- The Washington Times - Tuesday, September 12, 2000

Palestinian leader Yasser Arafat, isolated by the world in his passion to declare Palestine an independent state by Sept. 13, will stay silent tomorrow. For this he should be congratulated. To do otherwise would have brought retaliation from Israel and further political isolation from the international community. But history has an ironic way of replaying itself; the Palestinian council has created a new imaginary deadline, Nov. 15. That is exactly 12 years from the date when the PLO, then in exile in Tunisia, originally declared a Palestinian state.

For their trouble in putting off the declaration for at least another two months, Palestinian negotiators were demanding Israeli concessions yesterday demands they have no grounds to make. Under the Oslo interim agreement, which provides the framework for all current talks, a declaration of statehood could only be made within the context of an agreement with the Israelis an accord which would also settle disputes over the status of Jerusalem, borders and return of refugees. This doesn't keep the Palestinians from thinking they can make such a declaration, though, and demand full sovereignty over the Al-Aqsa Mosque compound in Jerusalem for their "patience." The Israelis are willing to concede full functional autonomy rather than complete sovereignty because it was the site of the first and second Jewish temples an offer infuriating to the Palestinians.

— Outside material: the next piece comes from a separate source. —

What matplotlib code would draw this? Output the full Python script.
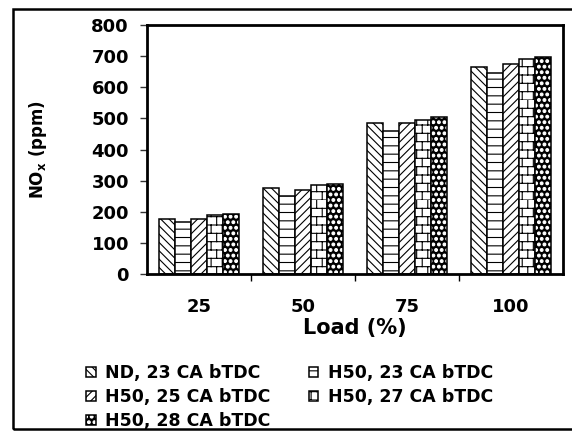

It is a wonder that the Clinton administration (which continues to hope for more "peace" meetings, even as early as this week) and the Israeli government even listen to such Palestinian demands. The Palestinians don't need to be reminded that their self-imposed deadlines have long since lost their force. An independent Palestinian state can only exist in reality when Israel agrees to recognize it as such under terms agreeable to them. It's not as if the Palestinians hadn't tested this theory before. Last year's statehood declaration day of choice was May 4, which passed as quietly as did Feb. 15 of this year, when the framework for an agreement on final status issues was to be completed. Instead of threatening declarations of independence for the last 12 years, the PLO could have been conducting a listening tour to find out what that state should actually look like.

It is, after all, not the date that will bring a home to the Palestinians. It is rather the Palestinian's ability to create a solid framework for that home, in cooperation with the Israelis sharing the land which will lend authority to the process. Until they are able to do that, the Palestinian people will remain homeless while the PLO declares independence days without end.